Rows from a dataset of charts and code
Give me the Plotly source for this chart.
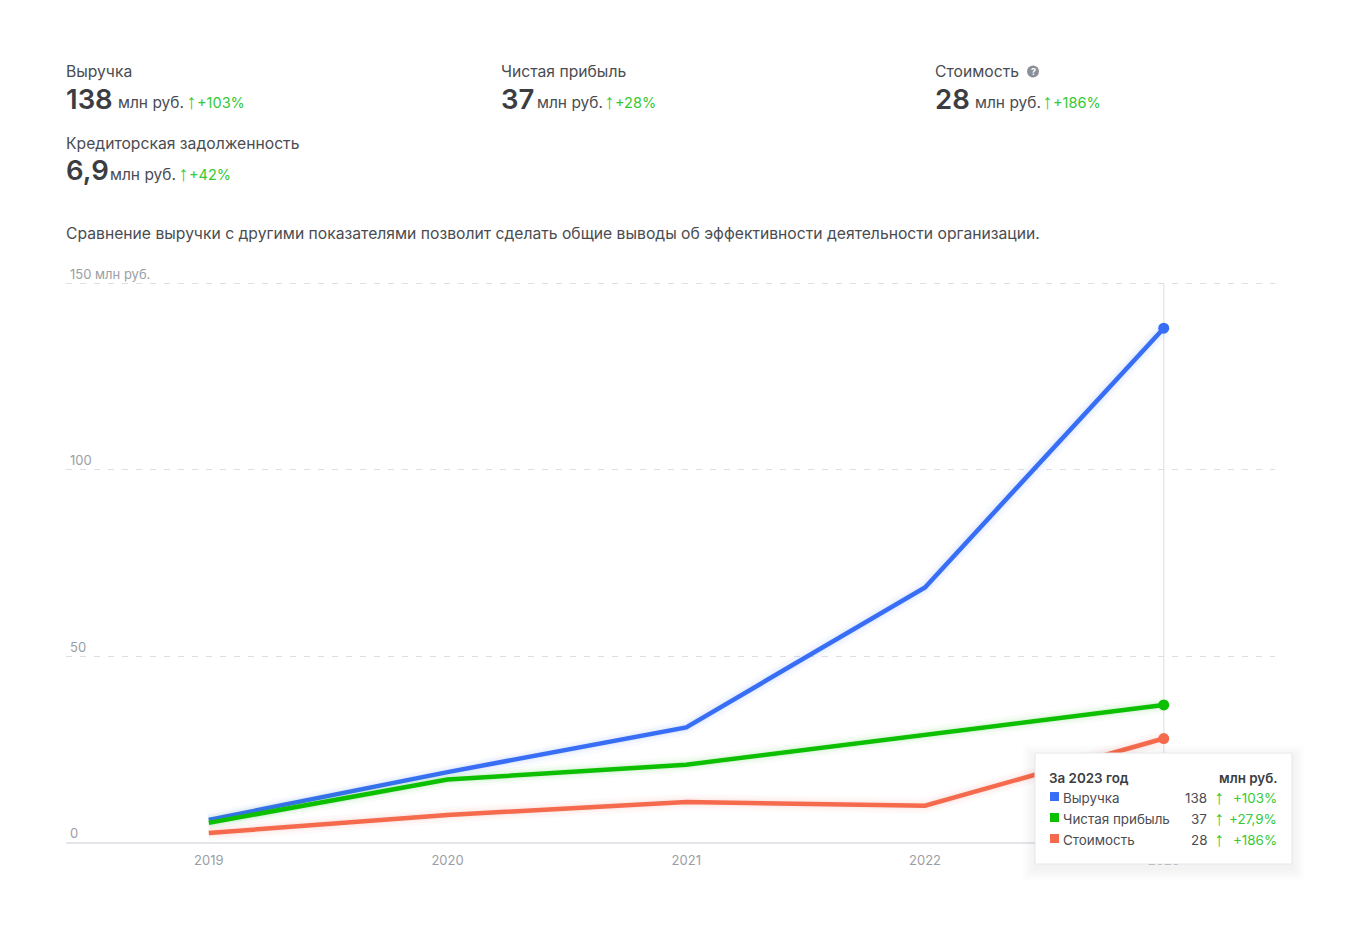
import plotly.graph_objects as go

W, H = 1360, 926
FONT = "Inter"
DARK = "#3b3d42"
TEXT = "#4a4c52"
GREY = "#9a9ea6"
GREEN = "#35c935"

# данные графика
years = [2019, 2020, 2021, 2022, 2023]
revenue = [6.2, 19, 31, 68.5, 138]
profit = [5.4, 17, 21, 29, 37]
cost = [2.7, 7.5, 11, 10, 28]

series_names = ["Выручка", "Чистая прибыль", "Стоимость"]
series_colors = ["#376ef5", "#0cc000", "#f5694c"]
tip_values = ["138", "37", "28"]
tip_changes = ["+103%", "+27,9%", "+186%"]

kpi_names = ["Выручка", "Чистая прибыль", "Стоимость", "Кредиторская задолженность"]
kpi_values = ["138", "37", "28", "6,9"]
kpi_changes = ["+103%", "+28%", "+186%", "+42%"]

y_ticks = [0, 50, 100, 150]
y_labels = ["0", "50", "100", "150 млн руб."]

# границы области графика в пикселях (сверху запас под подпись 150)
L, R, T, B = 66, 1275, 260.6, 843


def px(x):
    return (x - L) / (R - L)


def py(y):
    return (B - y) / (B - T)


def label(x, y, text, size=15.7, color=TEXT, anchor="left", weight=None, family=FONT):
    # поправка на внутренний отступ аннотаций
    shift = {"left": -2, "right": 2, "center": 0}[anchor]
    fig.add_annotation(
        x=px(x), y=py(y), xref="paper", yref="paper", text=text, showarrow=False,
        xanchor=anchor, yanchor="middle", xshift=shift,
        font=dict(family=family, size=size, color=color, weight=weight),
    )


def box(x0, y0, x1, y1, **kw):
    fig.add_shape(type="rect", xref="paper", yref="paper",
                  x0=px(x0), x1=px(x1), y0=py(y0), y1=py(y1), **kw)


fig = go.Figure()

for name, vals, color in zip(series_names, [revenue, profit, cost], series_colors):
    # мягкая тень под линией
    for width, alpha in [(16, 0.025), (11, 0.035), (7, 0.05)]:
        fig.add_trace(go.Scatter(x=years, y=vals, mode="lines", hoverinfo="skip", showlegend=False,
                                 line=dict(color=color, width=width), opacity=alpha))
    fig.add_trace(go.Scatter(x=years, y=vals, mode="lines", name=name, showlegend=False,
                             line=dict(color=color, width=4.5)))
    fig.add_trace(go.Scatter(x=years[-1:], y=vals[-1:], mode="markers", showlegend=False,
                             marker=dict(color=color, size=11)))

# вертикальная линия на последнем годе
fig.add_shape(type="line", xref="x", yref="y", x0=years[-1], x1=years[-1], y0=0, y1=150,
              line=dict(color="#e8e9eb", width=1.5), layer="below")

fig.update_layout(
    width=W, height=H, autosize=False, showlegend=False,
    paper_bgcolor="white", plot_bgcolor="white",
    margin=dict(l=L, r=W - R, t=T, b=H - B, pad=0),
    font=dict(family=FONT, color=GREY, size=13),
)
fig.update_xaxes(
    range=[2018.402, 2023.466], tickvals=years, ticktext=[str(y) for y in years],
    showgrid=False, zeroline=False, showline=False, ticks="", ticklabelstandoff=8,
    tickfont=dict(family=FONT, size=13, color=GREY),
)
fig.update_yaxes(
    range=[0, 156], tickvals=y_ticks, ticktext=y_labels, ticklabelposition="inside top",
    ticklabelstandoff=1,
    showgrid=True, gridcolor="#dcdee1", griddash="6px,8px", gridwidth=1,
    zeroline=True, zerolinecolor="#e4e5e8", zerolinewidth=1.5, showline=False, ticks="",
    tickfont=dict(family=FONT, size=13, color=GREY),
)

# блоки показателей над графиком
kpi_x = [66, 501, 935, 66]
kpi_title_y = [71, 71, 71, 143]
kpi_unit_x = [118, 537, 975, 110]
kpi_change_x = [186, 604, 1042, 178]
for i in range(4):
    label(kpi_x[i], kpi_title_y[i], kpi_names[i])
    label(kpi_x[i], kpi_title_y[i] + 27, kpi_values[i], 27.5, DARK, weight=600)
    label(kpi_unit_x[i], kpi_title_y[i] + 31, "млн руб.", 15.5)
    label(kpi_change_x[i], kpi_title_y[i] + 30, "<b>↑</b>", 21, GREEN, family="Liberation Sans")
    label(kpi_change_x[i] + 11, kpi_title_y[i] + 31, kpi_changes[i], 14.5, GREEN)

# значок подсказки
fig.add_shape(type="circle", xref="paper", yref="paper", x0=px(1027), x1=px(1039), y0=py(77), y1=py(65),
              fillcolor="#8b8f98", line_width=0)
label(1033, 71, "<b>?</b>", 9, "white", "center")

label(66, 233, "Сравнение выручки с другими показателями позволит сделать общие выводы "
               "об эффективности деятельности организации.")

# подсказка за 2023 год
for grow in range(12, 0, -2):
    box(1035 - grow, 753 - grow + 4, 1292 + grow, 864 + grow + 4,
        fillcolor="rgba(30,40,60,0.007)", line_width=0, layer="above")
box(1035, 753, 1292, 864, fillcolor="white", line=dict(color="#e6e7ea", width=1), layer="above")

label(1049, 778, "За 2023 год", 13.4, DARK, weight=600)
label(1278, 778, "млн руб.", 13.4, DARK, "right", weight=600)
row_y = [798, 819, 840]
for i in range(3):
    box(1050, row_y[i] - 6, 1059, row_y[i] + 3, fillcolor=series_colors[i], line_width=0, layer="above")
    label(1063, row_y[i], series_names[i], 13.4)
    label(1207, row_y[i], tip_values[i], 13.4, TEXT, "right")
    label(1219, row_y[i] - 1, "<b>↑</b>", 20, GREEN, "center", family="Liberation Sans")
    label(1277, row_y[i], tip_changes[i], 13.4, GREEN, "right")

fig.write_html("out.html", config={"displayModeBar": False},
               post_script="document.body.style.margin='0';")
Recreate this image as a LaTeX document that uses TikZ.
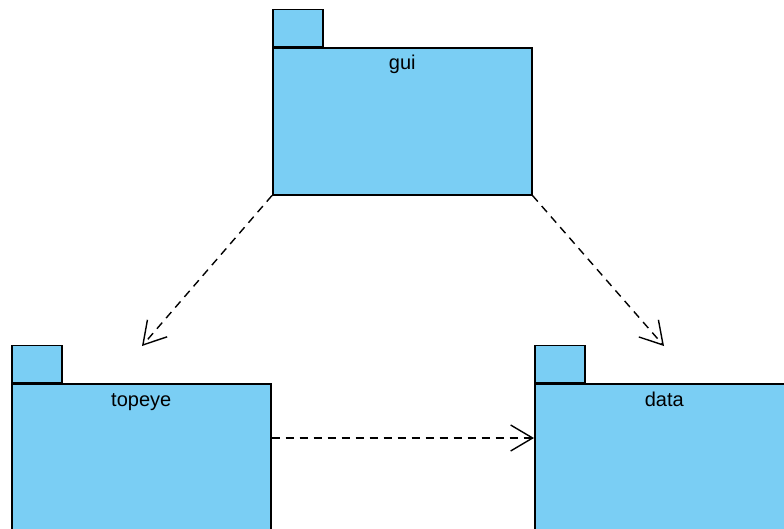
\documentclass[tikz,border=0pt]{standalone}
\usepackage{fontspec}
\setmainfont{Liberation Sans}
\usetikzlibrary{arrows.meta}
\definecolor{pkgfill}{RGB}{122,206,244}
\tikzset{
  pkgbody/.style={draw=black, fill=pkgfill, line width=1.5pt, minimum width=259pt,
    minimum height=147pt, inner sep=0pt, anchor=north west},
  pkgtab/.style={draw=black, fill=pkgfill, line width=1.5pt, minimum width=50pt,
    minimum height=37pt, inner sep=0pt, anchor=south west},
  pkglabel/.style={font=\fontsize{20}{23}\selectfont, anchor=base, inner sep=0pt},
  dep/.style={line width=1.4pt, dash pattern=on 8pt off 6pt,
    -{Straight Barb[length=22pt,width=26pt,line width=1.4pt]}}
}
\begin{document}
\begin{tikzpicture}[x=1pt,y=-1pt]
\useasboundingbox (0,0) rectangle (784,528);
\clip (0,0) rectangle (784,528);
% package gui
\node[pkgbody] (gui) at (272,47) {};
\node[pkgtab] (guitab) at (gui.north west) {};
\node[pkglabel] (guilbl) at ([yshift=-22pt]gui.north) {gui};
% package topeye
\node[pkgbody] (topeye) at (11,383) {};
\node[pkgtab] (topeyetab) at (topeye.north west) {};
\node[pkglabel] (topeyelbl) at ([yshift=-23pt]topeye.north) {topeye};
% package data
\node[pkgbody] (data) at (534,383) {};
\node[pkgtab] (datatab) at (data.north west) {};
\node[pkglabel] (datalbl) at ([yshift=-23pt]data.north) {data};
% dependency ends
\coordinate (toTopeye) at (142,346);
\coordinate (toData) at (664,346);
% dependencies
\draw[dep] (gui.south west) -- (toTopeye);
\draw[dep] (gui.south east) -- (toData);
\draw[dep] (topeye.east |- 0,438) -- (data.west |- 0,438);
\end{tikzpicture}
\end{document}
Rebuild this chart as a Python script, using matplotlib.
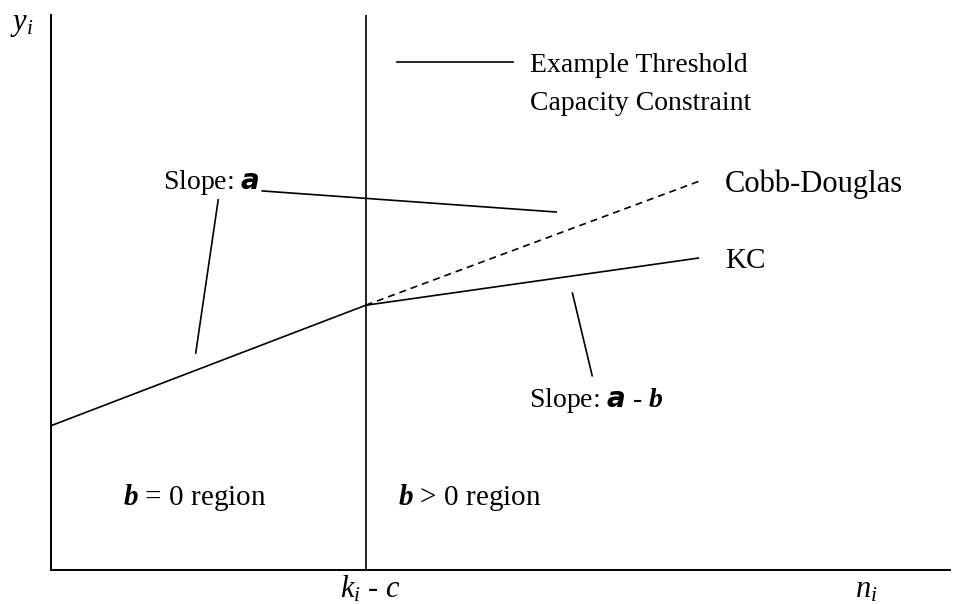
import matplotlib
matplotlib.use('Agg')
import matplotlib.pyplot as plt

# fonts: Times-like serif, bold italic greek stand-ins
plt.rcParams['font.family'] = ['Liberation Serif', 'DejaVu Serif']
plt.rcParams['mathtext.fontset'] = 'custom'
plt.rcParams['mathtext.rm'] = 'Liberation Serif'
plt.rcParams['mathtext.it'] = 'Liberation Serif:italic'
plt.rcParams['mathtext.bfit'] = 'DejaVu Sans:italic:bold'
plt.rcParams['mathtext.sf'] = 'Liberation Serif:italic:bold'

# conceptual data (n on x, y on y, both 0..100)
threshold = 35
kc_n = [0, 35, 72]
kc_y = [26, 47.7, 56.2]
cd_n = [35, 72]
cd_y = [47.7, 70]

fs = 21
lw = 1.2

fig = plt.figure(figsize=(9.65, 6.04), dpi=100)
ax = fig.add_axes([51 / 965, 34 / 604, 899 / 965, 555 / 604])
ax.set_xlim(0, 100)
ax.set_ylim(0, 100)
for s in ['top', 'right']:
    ax.spines[s].set_visible(False)
for s in ['left', 'bottom']:
    ax.spines[s].set_linewidth(1.4)
ax.set_xticks([])
ax.set_yticks([])

# threshold and curves
ax.axvline(threshold, color='k', lw=lw)
ax.plot(kc_n, kc_y, color='k', lw=lw)
ax.plot(cd_n, cd_y, color='k', lw=lw, dashes=(4.2, 3))

# legend line for the threshold
ax.plot([38.5, 51.4], [91.5, 91.5], color='k', lw=lw)
ax.text(53.3, 89.7, 'Example Threshold', fontsize=20, va='baseline')
ax.text(53.3, 82.9, 'Capacity Constraint', fontsize=20, va='baseline')

# slope pointers
ax.plot([18.6, 16.1], [66.7, 39.1], color='k', lw=lw)
ax.plot([23.5, 56.2], [68.3, 64.5], color='k', lw=lw)
ax.plot([58.0, 60.2], [49.9, 35.0], color='k', lw=lw)

ax.text(12.5, 68.6, r'Slope: $\mathbfit{a}$', fontsize=20, va='baseline')
ax.text(53.2, 29.4, r'Slope: $\mathbfit{a}$ - $\mathsf{b}$', fontsize=20, va='baseline')
ax.text(75.0, 68.1, 'Cobb-Douglas', fontsize=22, va='baseline')
ax.text(75.0, 54.4, 'KC', fontsize=fs, va='baseline')

ax.text(8.0, 11.7, r'$\mathsf{b}$ = 0 region', fontsize=fs, va='baseline')
ax.text(38.6, 11.7, r'$\mathsf{b}$ > 0 region', fontsize=fs, va='baseline')

# axis labels
ax.text(-4.6, 97.3, r'$y_i$', fontsize=22, va='baseline', clip_on=False)
ax.text(32.1, -5.0, r'$k_i$ - $c$', fontsize=22, va='baseline', clip_on=False)
ax.text(89.4, -5.0, r'$n_i$', fontsize=22, va='baseline', clip_on=False)

fig.savefig('out.png', dpi=100)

• What you are asked to do:
Write out nothing but the lines from the start of the data through the line with "fig = go.Figure()". Leave out the pictures.

• Result of the exercise:
Give me the Plotly source for this chart.
import plotly.graph_objects as go

W, H = 1360, 926
FONT = "Inter"
DARK = "#3b3d42"
TEXT = "#4a4c52"
GREY = "#9a9ea6"
GREEN = "#35c935"

# данные графика
years = [2019, 2020, 2021, 2022, 2023]
revenue = [6.2, 19, 31, 68.5, 138]
profit = [5.4, 17, 21, 29, 37]
cost = [2.7, 7.5, 11, 10, 28]

series_names = ["Выручка", "Чистая прибыль", "Стоимость"]
series_colors = ["#376ef5", "#0cc000", "#f5694c"]
tip_values = ["138", "37", "28"]
tip_changes = ["+103%", "+27,9%", "+186%"]

kpi_names = ["Выручка", "Чистая прибыль", "Стоимость", "Кредиторская задолженность"]
kpi_values = ["138", "37", "28", "6,9"]
kpi_changes = ["+103%", "+28%", "+186%", "+42%"]

y_ticks = [0, 50, 100, 150]
y_labels = ["0", "50", "100", "150 млн руб."]

# границы области графика в пикселях (сверху запас под подпись 150)
L, R, T, B = 66, 1275, 260.6, 843


def px(x):
    return (x - L) / (R - L)


def py(y):
    return (B - y) / (B - T)


def label(x, y, text, size=15.7, color=TEXT, anchor="left", weight=None, family=FONT):
    # поправка на внутренний отступ аннотаций
    shift = {"left": -2, "right": 2, "center": 0}[anchor]
    fig.add_annotation(
        x=px(x), y=py(y), xref="paper", yref="paper", text=text, showarrow=False,
        xanchor=anchor, yanchor="middle", xshift=shift,
        font=dict(family=family, size=size, color=color, weight=weight),
    )


def box(x0, y0, x1, y1, **kw):
    fig.add_shape(type="rect", xref="paper", yref="paper",
                  x0=px(x0), x1=px(x1), y0=py(y0), y1=py(y1), **kw)


fig = go.Figure()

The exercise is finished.